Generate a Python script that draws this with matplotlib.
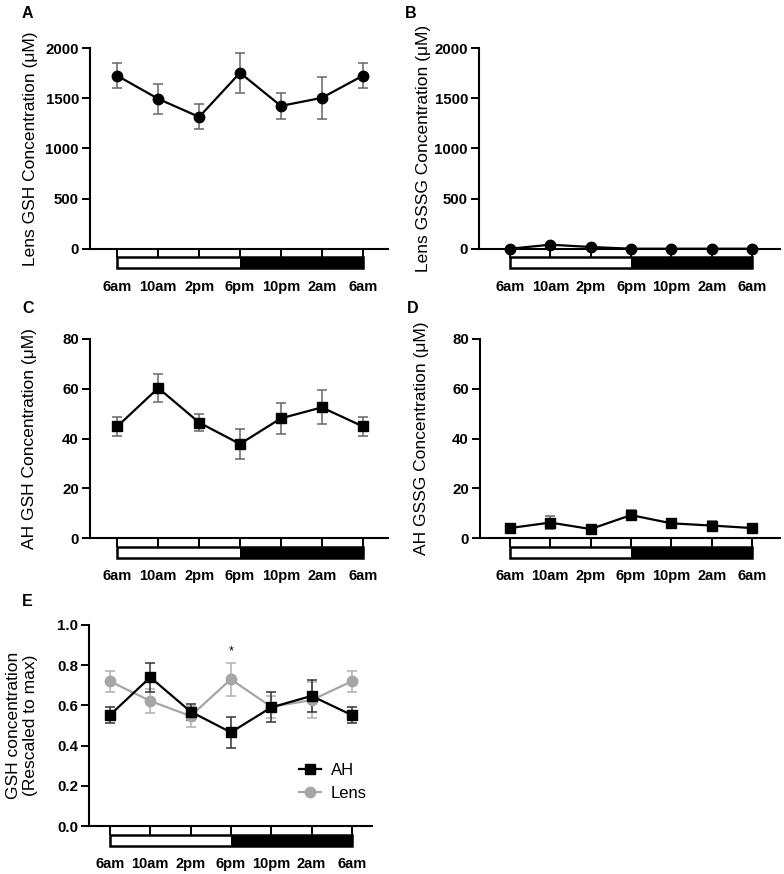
import numpy as np
import matplotlib
matplotlib.use("Agg")
import matplotlib.pyplot as plt
from matplotlib.patches import Rectangle
from matplotlib.transforms import blended_transform_factory

plt.rcParams['font.family'] = ['Liberation Sans', 'DejaVu Sans']

# time points
times = ['6am', '10am', '2pm', '6pm', '10pm', '2am', '6am']

# A: lens GSH
lens_gsh = [1723, 1493, 1313, 1753, 1423, 1503, 1723]
lens_gsh_err = [125, 148, 125, 200, 132, 210, 125]
# B: lens GSSG
lens_gssg = [0, 40, 17, 0, 0, 0, 0]
lens_gssg_err = [5, 10, 8, 3, 3, 3, 3]
# C: AH GSH
ah_gsh = [44.9, 60.3, 46.4, 37.8, 48.1, 52.5, 44.9]
ah_gsh_err = [3.7, 5.8, 3.5, 6.2, 6.1, 6.8, 3.7]
# D: AH GSSG
ah_gssg = [4.0, 6.2, 3.6, 9.2, 5.9, 5.0, 4.0]
ah_gssg_err = [1.0, 2.5, 0.8, 2.0, 1.5, 2.0, 1.0]
# E: rescaled to max
ah_scaled = [0.552, 0.740, 0.569, 0.466, 0.590, 0.647, 0.552]
ah_scaled_err = [0.041, 0.072, 0.040, 0.077, 0.075, 0.080, 0.041]
lens_scaled = [0.720, 0.622, 0.547, 0.730, 0.593, 0.626, 0.720]
lens_scaled_err = [0.052, 0.062, 0.052, 0.083, 0.055, 0.088, 0.052]

W, H = 784, 874
fig = plt.figure(figsize=(W / 100, H / 100), dpi=100)


def add_ax(left, right, top, bottom):
    return fig.add_axes([left / W, 1 - bottom / H, (right - left) / W, (bottom - top) / H])


def light_dark_bar(ax):
    # white/black light-dark cycle bar under the x axis
    tr = blended_transform_factory(ax.transData, ax.transAxes)
    y0, y1 = -0.098, -0.043
    ax.add_patch(Rectangle((0, y0), 3, y1 - y0, transform=tr, facecolor='white',
                           edgecolor='none', clip_on=False))
    ax.add_patch(Rectangle((3, y0), 3, y1 - y0, transform=tr, facecolor='black',
                           edgecolor='none', clip_on=False))
    ax.add_patch(Rectangle((0, y0), 6, y1 - y0, transform=tr, facecolor='none',
                           edgecolor='black', lw=1.8, clip_on=False))


def style_ax(ax, xlim, ylim, yticks, yfmt, ylabel, labx):
    x = np.arange(len(times))
    ax.set_xlim(*xlim)
    ax.set_ylim(*ylim)
    ax.set_xticks(x)
    ax.set_xticklabels(times)
    ax.set_yticks(yticks)
    ax.set_yticklabels([yfmt.format(v) for v in yticks])
    for s in ['top', 'right']:
        ax.spines[s].set_visible(False)
    for s in ['left', 'bottom']:
        ax.spines[s].set_linewidth(1.5)
    ax.tick_params(axis='x', length=6.2, width=1.4, pad=16, labelsize=10.5)
    ax.tick_params(axis='y', length=6, width=1.4, pad=2, labelsize=10.8)
    for lab in ax.get_xticklabels() + ax.get_yticklabels():
        lab.set_fontweight('bold')
    ax.set_ylabel(ylabel, fontsize=12.5)
    ax.yaxis.set_label_coords(labx, 0.5)
    light_dark_bar(ax)


def series(ax, vals, errs, marker, color='black', ecolor='#666666', ms=7.5, label=None):
    x = np.arange(len(vals))
    ax.errorbar(x, vals, yerr=errs, fmt='none', ecolor=ecolor, elinewidth=1.1,
                capsize=3.8, capthick=1.1, zorder=2, clip_on=False)
    ax.plot(x, vals, color=color, lw=1.6, marker=marker, ms=ms, zorder=3,
            clip_on=False, label=label)


# A
axA = add_ax(90, 388, 48, 248.7)
series(axA, lens_gsh, lens_gsh_err, 'o')
style_ax(axA, (-0.67, 6.62), (0, 2000), [0, 500, 1000, 1500, 2000], '{:d}',
         'Lens GSH Concentration (\u03bcM)', -0.175)

# B
axB = add_ax(479, 780, 48, 248.7)
series(axB, lens_gssg, lens_gssg_err, 'o')
style_ax(axB, (-0.77, 6.69), (0, 2000), [0, 500, 1000, 1500, 2000], '{:d}',
         'Lens GSSG Concentration (\u03bcM)', -0.158)

# C
axC = add_ax(90, 388, 339, 538)
series(axC, ah_gsh, ah_gsh_err, 's', ms=7)
style_ax(axC, (-0.67, 6.62), (0, 80), [0, 20, 40, 60, 80], '{:d}',
         'AH GSH Concentration (\u03bcM)', -0.178)

# D
axD = add_ax(480, 780, 339, 538)
series(axD, ah_gssg, ah_gssg_err, 's', ms=7)
style_ax(axD, (-0.74, 6.69), (0, 80), [0, 20, 40, 60, 80], '{:d}',
         'AH GSSG Concentration (\u03bcM)', -0.17)

# E
axE = add_ax(89, 372, 625, 826)
series(axE, lens_scaled, lens_scaled_err, 'o', color='#a6a6a6', ecolor='#b0b0b0',
       label='Lens')
series(axE, ah_scaled, ah_scaled_err, 's', ecolor='#333333', ms=7, label='AH')
style_ax(axE, (-0.52, 6.5), (0, 1.0), [0.0, 0.2, 0.4, 0.6, 0.8, 1.0], '{:.1f}',
         'GSH concentration\n(Rescaled to max)', -0.18)
axE.text(3, 0.87, '*', ha='center', va='center', fontsize=9)
h, l = axE.get_legend_handles_labels()
axE.legend(h[::-1], l[::-1], loc='center left', bbox_to_anchor=(0.69, 0.22),
           frameon=False, fontsize=12, handlelength=1.3, handletextpad=0.6,
           labelspacing=0.45)

# panel letters
for letter, x, y in [('A', 22, 6), ('B', 405, 6), ('C', 22, 301), ('D', 407, 301), ('E', 22, 594)]:
    fig.text(x / W, 1 - y / H, letter, fontsize=11.5, fontweight='bold', ha='left', va='top')

fig.savefig('out.png', dpi=100)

§ **REQUIREMENTS**
The pictures should not be reproduced; quote all of the other material exactly.

§ **TASK RESULT**
Generate a Python script that draws this with matplotlib.
import numpy as np
import matplotlib
matplotlib.use("Agg")
import matplotlib.pyplot as plt
from matplotlib.patches import Rectangle
from matplotlib.transforms import blended_transform_factory

plt.rcParams['font.family'] = ['Liberation Sans', 'DejaVu Sans']

# time points
times = ['6am', '10am', '2pm', '6pm', '10pm', '2am', '6am']

# A: lens GSH
lens_gsh = [1723, 1493, 1313, 1753, 1423, 1503, 1723]
lens_gsh_err = [125, 148, 125, 200, 132, 210, 125]
# B: lens GSSG
lens_gssg = [0, 40, 17, 0, 0, 0, 0]
lens_gssg_err = [5, 10, 8, 3, 3, 3, 3]
# C: AH GSH
ah_gsh = [44.9, 60.3, 46.4, 37.8, 48.1, 52.5, 44.9]
ah_gsh_err = [3.7, 5.8, 3.5, 6.2, 6.1, 6.8, 3.7]
# D: AH GSSG
ah_gssg = [4.0, 6.2, 3.6, 9.2, 5.9, 5.0, 4.0]
ah_gssg_err = [1.0, 2.5, 0.8, 2.0, 1.5, 2.0, 1.0]
# E: rescaled to max
ah_scaled = [0.552, 0.740, 0.569, 0.466, 0.590, 0.647, 0.552]
ah_scaled_err = [0.041, 0.072, 0.040, 0.077, 0.075, 0.080, 0.041]
lens_scaled = [0.720, 0.622, 0.547, 0.730, 0.593, 0.626, 0.720]
lens_scaled_err = [0.052, 0.062, 0.052, 0.083, 0.055, 0.088, 0.052]

W, H = 784, 874
fig = plt.figure(figsize=(W / 100, H / 100), dpi=100)


def add_ax(left, right, top, bottom):
    return fig.add_axes([left / W, 1 - bottom / H, (right - left) / W, (bottom - top) / H])


def light_dark_bar(ax):
    # white/black light-dark cycle bar under the x axis
    tr = blended_transform_factory(ax.transData, ax.transAxes)
    y0, y1 = -0.098, -0.043
    ax.add_patch(Rectangle((0, y0), 3, y1 - y0, transform=tr, facecolor='white',
                           edgecolor='none', clip_on=False))
    ax.add_patch(Rectangle((3, y0), 3, y1 - y0, transform=tr, facecolor='black',
                           edgecolor='none', clip_on=False))
    ax.add_patch(Rectangle((0, y0), 6, y1 - y0, transform=tr, facecolor='none',
                           edgecolor='black', lw=1.8, clip_on=False))


def style_ax(ax, xlim, ylim, yticks, yfmt, ylabel, labx):
    x = np.arange(len(times))
    ax.set_xlim(*xlim)
    ax.set_ylim(*ylim)
    ax.set_xticks(x)
    ax.set_xticklabels(times)
    ax.set_yticks(yticks)
    ax.set_yticklabels([yfmt.format(v) for v in yticks])
    for s in ['top', 'right']:
        ax.spines[s].set_visible(False)
    for s in ['left', 'bottom']:
        ax.spines[s].set_linewidth(1.5)
    ax.tick_params(axis='x', length=6.2, width=1.4, pad=16, labelsize=10.5)
    ax.tick_params(axis='y', length=6, width=1.4, pad=2, labelsize=10.8)
    for lab in ax.get_xticklabels() + ax.get_yticklabels():
        lab.set_fontweight('bold')
    ax.set_ylabel(ylabel, fontsize=12.5)
    ax.yaxis.set_label_coords(labx, 0.5)
    light_dark_bar(ax)


def series(ax, vals, errs, marker, color='black', ecolor='#666666', ms=7.5, label=None):
    x = np.arange(len(vals))
    ax.errorbar(x, vals, yerr=errs, fmt='none', ecolor=ecolor, elinewidth=1.1,
                capsize=3.8, capthick=1.1, zorder=2, clip_on=False)
    ax.plot(x, vals, color=color, lw=1.6, marker=marker, ms=ms, zorder=3,
            clip_on=False, label=label)


# A
axA = add_ax(90, 388, 48, 248.7)
series(axA, lens_gsh, lens_gsh_err, 'o')
style_ax(axA, (-0.67, 6.62), (0, 2000), [0, 500, 1000, 1500, 2000], '{:d}',
         'Lens GSH Concentration (\u03bcM)', -0.175)

# B
axB = add_ax(479, 780, 48, 248.7)
series(axB, lens_gssg, lens_gssg_err, 'o')
style_ax(axB, (-0.77, 6.69), (0, 2000), [0, 500, 1000, 1500, 2000], '{:d}',
         'Lens GSSG Concentration (\u03bcM)', -0.158)

# C
axC = add_ax(90, 388, 339, 538)
series(axC, ah_gsh, ah_gsh_err, 's', ms=7)
style_ax(axC, (-0.67, 6.62), (0, 80), [0, 20, 40, 60, 80], '{:d}',
         'AH GSH Concentration (\u03bcM)', -0.178)

# D
axD = add_ax(480, 780, 339, 538)
series(axD, ah_gssg, ah_gssg_err, 's', ms=7)
style_ax(axD, (-0.74, 6.69), (0, 80), [0, 20, 40, 60, 80], '{:d}',
         'AH GSSG Concentration (\u03bcM)', -0.17)

# E
axE = add_ax(89, 372, 625, 826)
series(axE, lens_scaled, lens_scaled_err, 'o', color='#a6a6a6', ecolor='#b0b0b0',
       label='Lens')
series(axE, ah_scaled, ah_scaled_err, 's', ecolor='#333333', ms=7, label='AH')
style_ax(axE, (-0.52, 6.5), (0, 1.0), [0.0, 0.2, 0.4, 0.6, 0.8, 1.0], '{:.1f}',
         'GSH concentration\n(Rescaled to max)', -0.18)
axE.text(3, 0.87, '*', ha='center', va='center', fontsize=9)
h, l = axE.get_legend_handles_labels()
axE.legend(h[::-1], l[::-1], loc='center left', bbox_to_anchor=(0.69, 0.22),
           frameon=False, fontsize=12, handlelength=1.3, handletextpad=0.6,
           labelspacing=0.45)

# panel letters
for letter, x, y in [('A', 22, 6), ('B', 405, 6), ('C', 22, 301), ('D', 407, 301), ('E', 22, 594)]:
    fig.text(x / W, 1 - y / H, letter, fontsize=11.5, fontweight='bold', ha='left', va='top')

fig.savefig('out.png', dpi=100)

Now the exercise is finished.